Catastrophe Waitress said...

i used to love that show that Ray Mears did about survival. is that what your dad means when he says you have a great survival instinct? that you're some kind of Scottish Ray Mears, in tracksuit pants.

i don't think that Ray wears tracksuit pants to be honest. i don't think they'd be much protection against bears or leaches.

Miles McClagan said...

I think he's referring to my single minded ability to make sure I am comfortable and looked after at the expense of all others. Given my inability to camp in either the John Inman sense or the Ray Mears sense, I don't think it's literal...

The bears natural enemy is the tracksuit pant isn't it? I saw it on Nat Geo...

Kath Lockett said...

I thought the posh hotels' natural enemy was the tracksuit pant or Collingwood jumper but seeing as they let you in, clearly things are different here in Melbourne town.

Big M will resume very soon.....

Charles Gramlich said...

I guess I can forgive you for that video. It's going to be hard but I'm a tolerant kind of guy.

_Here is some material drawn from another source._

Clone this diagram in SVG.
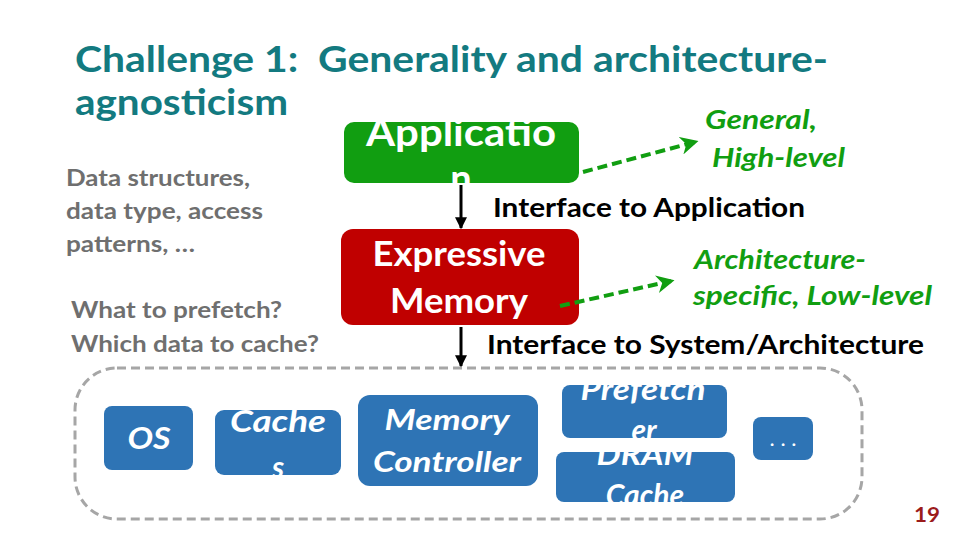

Going to go play some Danzig now to clear my head.

Miles McClagan said...

No, the way the financial crisis goes, I don't think they mind. I don't worry too much how I look when I fly, but I don't have a Collingwood jumper, that's a step too far. Then I have a delicious Big M to celebrate....

I stand by the video, I'm a big wrap for Cascada...it's my Ibiza phase...my musical tastes are all over the place, and not every band will start a party in a library for you...

squib said...

Damn, now I want to know who the politician was... but that would be defamation

Which party was he?

Anonymous said...

You genius boy! Hey I'm proud of you for 'not being that guy' who shags emaciated hookers even though there are thousands that are.

And the backpackers on the mini bus, oh I just met that crowd while I was in Launceston! :)

Miles McClagan said...

Yes, it would be - 80s Labor is as far as I can possibly go...

No, I never want to be that guy - I had mates in Scotland who were that guy, and would say that the eh would say how great they were, it was just despairingly awful. Ah, Launceston, herpes riddled monkeys one day, bogans the next! Did you make it to Penguin? My beloved home town?